Not only did Ron stream the school but he interviewed Crys. Yet that’s not what triggered my memory, it really was visualizing him sitting in the corner. I unabashedly love Crys. She was one of my top discoveries of whatever year I first saw her. She didn’t grow on me; she was a musical giant from the beginning. Her songs tend to be songs of social justice and love songs, plus By My Side. No, that counts as a love song; it’s about her dog. I’ve seen her quite a few times and have listened to her music more. Yet last night I realized that she directly challenges my theory of what makes a great protest song. I hate the songs that bludgeon you over the head. They make me think of the Tom Lehrer song, Folk Song Army, which has the line; “I’m against poverty war and injustice/not like the rest of you squares.” The best political songs are subtle not direct. Crys’s songs are direct but still great. How does she do it? Part of it is that they are so interest musically. If you didn’t speak a word of English and had no idea what she was singing about you’d still love them. They have all the elements of great music, they never drone. She is a classically trained musician, albeit on clarinet not the guitar that she plays, and it shows. She has chops. Her singing is compelling. And even though she’s direct she doesn’t bludgeon you over the head. The lyrics aren’t rants; they are poems. I shouldn’t be surprised that I was wrong about what makes a great protest song; things are not simple. Every rule has exceptions and every exception has exceptions. So much of life and art is holding the bird just right; too tight and you crush it, too loose it escapes. Crys holds it just right.

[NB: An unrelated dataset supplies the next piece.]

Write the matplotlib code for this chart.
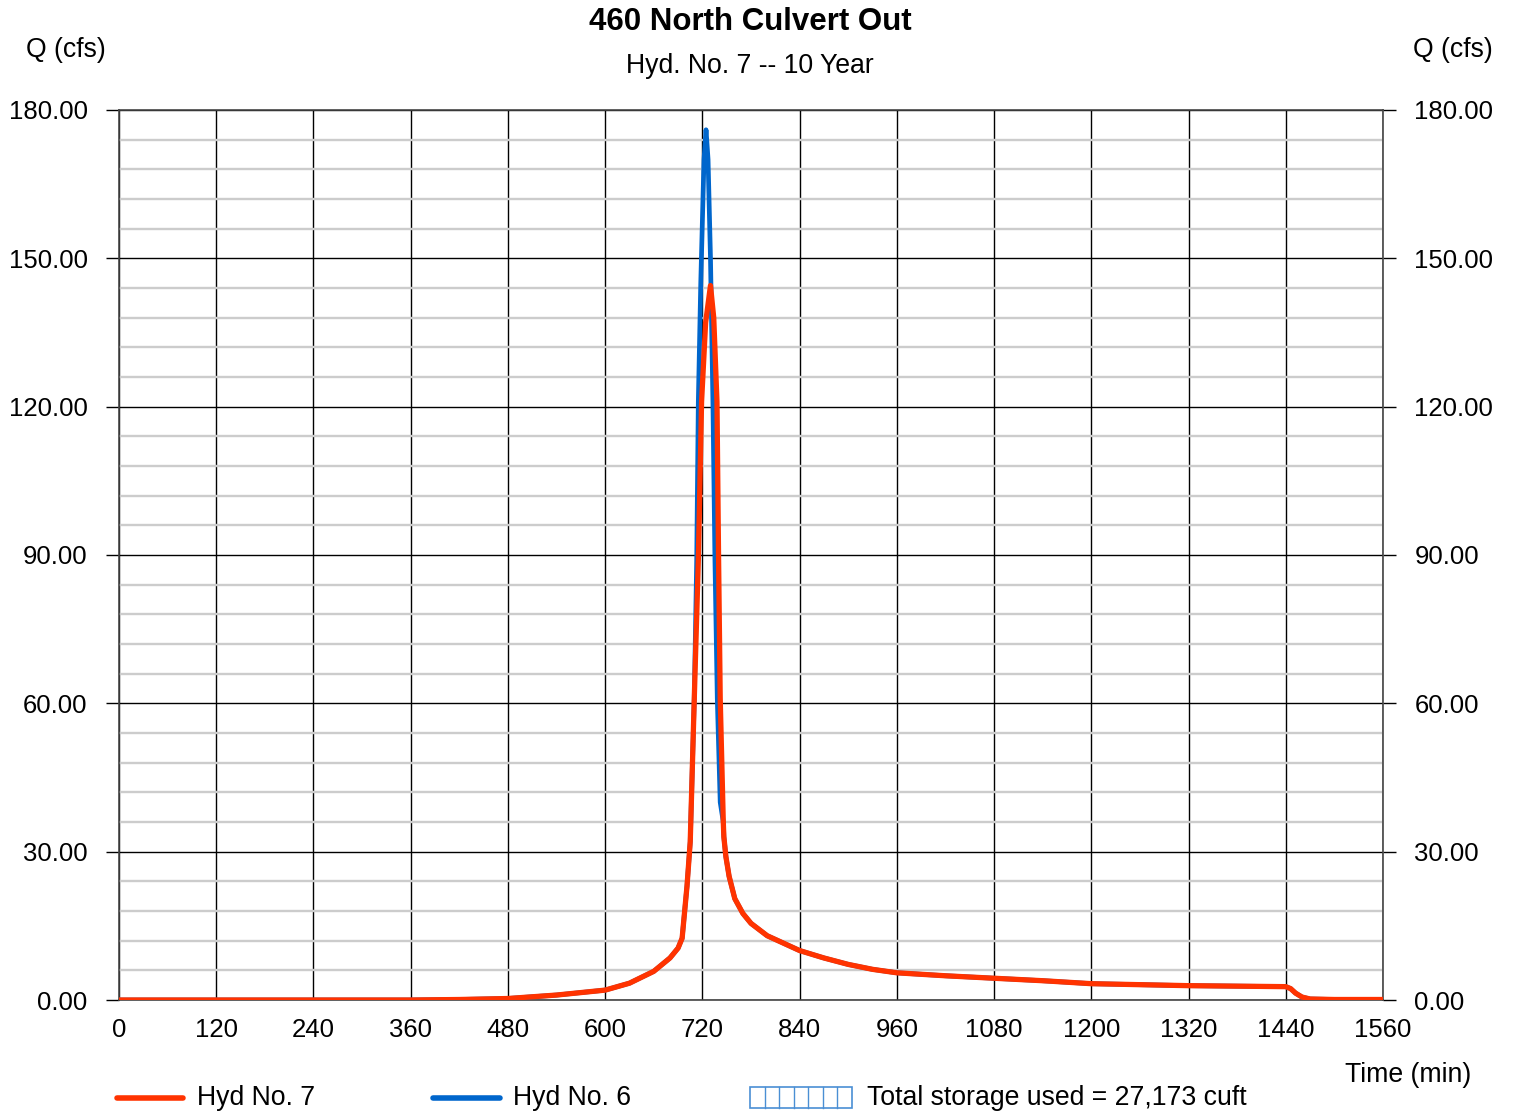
import numpy as np
import matplotlib.pyplot as plt
from matplotlib.lines import Line2D
from matplotlib.patches import Rectangle

plt.rcParams['font.family'] = ['Liberation Sans', 'DejaVu Sans']

# Hyd No. 7 (outflow)
red_t = [0, 360, 420, 480, 540, 600, 630, 660, 680, 690, 695, 701, 705, 710, 715, 719,
         724, 730, 734, 738, 740, 742, 745.8, 746.5, 749, 753, 760, 770, 780, 800, 820,
         840, 870, 900, 930, 960, 1020, 1080, 1140, 1200, 1260, 1320, 1380, 1440, 1446,
         1452, 1460, 1470, 1500, 1560]
red_v = [0, 0, 0.1, 0.3, 1.0, 2.0, 3.4, 5.8, 8.5, 10.5, 12.5, 23, 32, 61, 89, 121,
         137, 144.5, 138, 121, 89, 61, 36, 33, 29, 25, 20.5, 17.5, 15.5, 13, 11.5,
         10, 8.5, 7.2, 6.2, 5.5, 4.9, 4.4, 3.9, 3.3, 3.1, 2.9, 2.8, 2.7, 2.3,
         1.4, 0.6, 0.2, 0.1, 0.1]

# Hyd No. 6 (inflow)
blue_t = [0, 360, 420, 480, 540, 600, 630, 660, 680, 690, 695, 701, 705, 710, 713, 715,
          718, 722, 724.5, 727, 730, 733, 735.5, 738.4, 742, 745.8, 746.5, 749, 753, 760,
          770, 780, 800, 820, 840, 870, 900, 930, 960, 1020, 1080, 1140, 1200, 1260,
          1320, 1380, 1440, 1446, 1452, 1460, 1470, 1500, 1560]
blue_v = [0, 0, 0.1, 0.3, 1.0, 2.0, 3.4, 5.8, 8.5, 10.5, 12.5, 23, 32, 61, 89, 121,
          145, 170, 176, 170, 150, 121, 89, 61, 40, 36, 33, 29, 25, 20.5,
          17.5, 15.5, 13, 11.5, 10, 8.5, 7.2, 6.2, 5.5, 4.9, 4.4, 3.9, 3.3, 3.1,
          2.9, 2.8, 2.7, 2.3, 1.4, 0.6, 0.2, 0.1, 0.1]

x_ticks = np.arange(0, 1561, 120)
y_ticks = np.arange(0, 181, 30)

fig = plt.figure(figsize=(15.13, 11.12), dpi=100)
ax = fig.add_axes([119 / 1513, 1 - 1000 / 1112, 1264 / 1513, 890 / 1112])

ax.plot(blue_t, blue_v, color='#0066cc', lw=3.4, solid_capstyle='round', zorder=3)
ax.plot(red_t, red_v, color='#ff3300', lw=3.8, solid_capstyle='round', zorder=4)

ax.set_xlim(0, 1560)
ax.set_ylim(0, 180)
ax.set_xticks(x_ticks)
ax.set_yticks(y_ticks)
ax.set_yticks(np.arange(0, 181, 6), minor=True)
ax.set_yticklabels([f'{v:.2f}' for v in y_ticks])

ax.grid(which='major', axis='both', color='black', lw=1.0, zorder=1)
ax.grid(which='minor', axis='y', color='#cccccc', lw=1.7, zorder=0)
ax.tick_params(axis='y', which='major', left=True, right=True, labelleft=True,
               labelright=True, length=9.5, width=1.0, direction='out', pad=13,
               labelsize=18.5)
ax.tick_params(axis='y', which='minor', length=0)
ax.tick_params(axis='x', length=0, pad=13, labelsize=18.5)
for s in ax.spines.values():
    s.set_color('#444444')
    s.set_linewidth(1.2)

fig.text(750 / 1513, 1 - 22 / 1112, '460 North Culvert Out', ha='center', va='center',
         fontsize=22.5, fontweight='bold')
fig.text(750 / 1513, 1 - 66 / 1112, 'Hyd. No. 7 -- 10 Year', ha='center', va='center',
         fontsize=19.2)
fig.text(66 / 1513, 1 - 50 / 1112, 'Q (cfs)', ha='center', va='center', fontsize=19.2)
fig.text(1453 / 1513, 1 - 50 / 1112, 'Q (cfs)', ha='center', va='center', fontsize=19.2)
fig.text(1408 / 1513, 1 - 1075 / 1112, 'Time (min)', ha='center', va='center',
         fontsize=19.2)

# legend
ly = 1 - 1098 / 1112
fig.add_artist(Line2D([117 / 1513, 183 / 1513], [ly, ly], color='#ff3300', lw=4,
                      solid_capstyle='round'))
fig.text(197 / 1513, ly, 'Hyd No. 7', va='center', fontsize=19.2)
fig.add_artist(Line2D([433 / 1513, 500 / 1513], [ly, ly], color='#0066cc', lw=4,
                      solid_capstyle='round'))
fig.text(513 / 1513, ly, 'Hyd No. 6', va='center', fontsize=19.2)
bx0, bx1 = 750 / 1513, 852 / 1513
by0, by1 = 1 - 1108 / 1112, 1 - 1087 / 1112
fig.add_artist(Rectangle((bx0, by0), bx1 - bx0, by1 - by0, facecolor='white',
                         edgecolor='#4a8fd4', lw=1.2))
for xv in np.linspace(bx0, bx1, 8)[1:-1]:
    fig.add_artist(Line2D([xv, xv], [by0, by1], color='#4a8fd4', lw=1.0))
fig.text(867 / 1513, ly, 'Total storage used = 27,173 cuft', va='center', fontsize=19.2)

fig.savefig('out.png', dpi=100)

Abbie, this isn’t fair. I just wrote about Abbie nine days ago. That was a show she did with Carolann. Bri was there too. Yesterday was a split reunion for me. I was with the same three favorite people but yesterday in two different cities. Abbie was also a classically trained woodwind player; Abbie studied flute. That’s just like dobro, right? It’s very difficult to accompany yourself singing on a woodwind. Emily Mure is a classically trained oboe player. I think the three of them should go on tour as the woodwind trio, and then have none of them play the instrument they were trained for. It also amuses me that the flute, clarinet, and oboe, have zero, one, and two reeds respectively.

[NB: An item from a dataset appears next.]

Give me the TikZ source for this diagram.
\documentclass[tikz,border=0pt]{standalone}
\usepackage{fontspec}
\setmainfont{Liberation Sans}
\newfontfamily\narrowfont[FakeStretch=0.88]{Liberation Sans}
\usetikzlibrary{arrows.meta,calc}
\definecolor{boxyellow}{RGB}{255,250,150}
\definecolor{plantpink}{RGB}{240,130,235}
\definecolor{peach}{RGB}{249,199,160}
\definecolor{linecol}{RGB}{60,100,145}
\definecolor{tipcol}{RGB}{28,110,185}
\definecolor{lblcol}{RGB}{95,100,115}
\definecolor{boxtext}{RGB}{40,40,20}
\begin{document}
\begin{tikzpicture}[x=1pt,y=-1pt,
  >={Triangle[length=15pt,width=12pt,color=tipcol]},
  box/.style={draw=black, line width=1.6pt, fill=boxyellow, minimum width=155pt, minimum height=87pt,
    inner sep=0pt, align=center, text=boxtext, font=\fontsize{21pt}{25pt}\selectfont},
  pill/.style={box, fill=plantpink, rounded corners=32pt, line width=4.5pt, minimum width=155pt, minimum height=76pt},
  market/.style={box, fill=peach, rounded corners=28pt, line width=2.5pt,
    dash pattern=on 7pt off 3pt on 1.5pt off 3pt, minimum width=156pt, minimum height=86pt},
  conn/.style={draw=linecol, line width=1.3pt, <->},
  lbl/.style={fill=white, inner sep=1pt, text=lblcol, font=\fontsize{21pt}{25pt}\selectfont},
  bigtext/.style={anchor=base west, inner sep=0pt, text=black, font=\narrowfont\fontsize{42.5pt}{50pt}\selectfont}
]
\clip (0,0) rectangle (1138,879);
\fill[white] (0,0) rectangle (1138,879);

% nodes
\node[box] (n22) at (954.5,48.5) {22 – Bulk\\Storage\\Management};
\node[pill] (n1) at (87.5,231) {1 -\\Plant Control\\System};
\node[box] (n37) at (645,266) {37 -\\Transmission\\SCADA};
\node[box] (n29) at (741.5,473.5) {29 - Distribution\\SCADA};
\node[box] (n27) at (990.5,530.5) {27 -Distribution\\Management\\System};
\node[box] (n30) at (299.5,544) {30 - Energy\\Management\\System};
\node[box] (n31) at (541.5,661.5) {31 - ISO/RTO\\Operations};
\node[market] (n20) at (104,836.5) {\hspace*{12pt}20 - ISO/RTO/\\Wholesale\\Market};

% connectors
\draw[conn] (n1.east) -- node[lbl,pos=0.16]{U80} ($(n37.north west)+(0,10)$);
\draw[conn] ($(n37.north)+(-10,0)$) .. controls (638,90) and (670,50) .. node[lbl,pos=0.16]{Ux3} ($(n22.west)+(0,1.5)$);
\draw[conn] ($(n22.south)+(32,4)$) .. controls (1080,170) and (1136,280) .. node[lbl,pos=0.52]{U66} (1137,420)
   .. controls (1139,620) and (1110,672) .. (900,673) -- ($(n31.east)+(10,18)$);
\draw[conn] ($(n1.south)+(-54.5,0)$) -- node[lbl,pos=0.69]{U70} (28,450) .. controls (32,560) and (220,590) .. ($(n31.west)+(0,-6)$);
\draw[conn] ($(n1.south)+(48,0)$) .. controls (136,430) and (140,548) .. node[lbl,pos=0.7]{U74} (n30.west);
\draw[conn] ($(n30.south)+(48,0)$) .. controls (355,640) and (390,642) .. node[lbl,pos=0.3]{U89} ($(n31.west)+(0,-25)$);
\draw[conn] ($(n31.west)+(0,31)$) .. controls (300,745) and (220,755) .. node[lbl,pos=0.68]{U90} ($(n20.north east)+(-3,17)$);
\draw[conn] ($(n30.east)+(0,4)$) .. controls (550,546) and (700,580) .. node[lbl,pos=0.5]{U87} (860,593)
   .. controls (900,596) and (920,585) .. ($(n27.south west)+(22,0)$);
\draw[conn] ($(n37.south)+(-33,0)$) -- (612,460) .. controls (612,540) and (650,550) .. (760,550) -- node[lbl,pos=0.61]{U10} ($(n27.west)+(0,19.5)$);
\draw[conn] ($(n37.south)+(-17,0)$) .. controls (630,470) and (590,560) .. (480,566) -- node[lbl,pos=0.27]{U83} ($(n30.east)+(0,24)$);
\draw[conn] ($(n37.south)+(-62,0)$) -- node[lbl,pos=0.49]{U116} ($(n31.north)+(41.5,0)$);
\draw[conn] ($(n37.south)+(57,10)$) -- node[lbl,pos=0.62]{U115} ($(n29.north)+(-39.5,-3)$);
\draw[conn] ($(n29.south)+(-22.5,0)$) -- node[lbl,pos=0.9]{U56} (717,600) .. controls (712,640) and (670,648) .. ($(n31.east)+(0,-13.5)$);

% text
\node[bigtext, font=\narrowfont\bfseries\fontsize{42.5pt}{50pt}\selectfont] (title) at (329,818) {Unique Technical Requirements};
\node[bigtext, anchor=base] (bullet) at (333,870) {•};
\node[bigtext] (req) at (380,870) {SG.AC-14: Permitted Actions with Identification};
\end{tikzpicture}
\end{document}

Did you notice that I didn’t really write about Abbie? Damn, now you did. I have written about her so many times over the years. There was one year that going back over my diary I realized that she was the person I saw the most times, not the musician, the person. What do I have left to say? She can play the bro off the dobro. She can sing like some bird that isn’t a canary. She can write songs of depth that are entertaining. She’s written more songs in waltz time than anyone I know. She has a new song about playing in waltz time.

Crys and Abbie’s repertoire meet at the blues. They finished the song with Crys’s 3/4 Shimmy. Abbie had never heard the song before, but she played along on her dobro. Don’t you hate that there are people that can do that when you can’t play as well with the sheet music in front of you? Fine I don’t hate it, I love it. I just wish I could do it. The thing is I could hear Abbie singing the song. It’s the kind of singing that Abbie does in her own songs.

Sunday Supper is long over. I’m an hour into Live From Here. that’s my cue to start wrapping this up. I didn’t mention it but of course you knew I was doing the merch. I was fortunate enough to get a ride back to Manhattan with Chris. When people drive me back from Ethical Brew it’s usually easiest to drop me at the George Washington Bridge bus terminal and that’s what Chris, not Crys, did. He was driving two other friends home too. I’m engaged to one of them, the husband; so, it’s really sad that I don’t remember their names. Who knows what our being engaged means? Right, it means he made food that I loved. It was sausage rolls. The way to a diarist’s heart is through his stomach. That might just apply to me.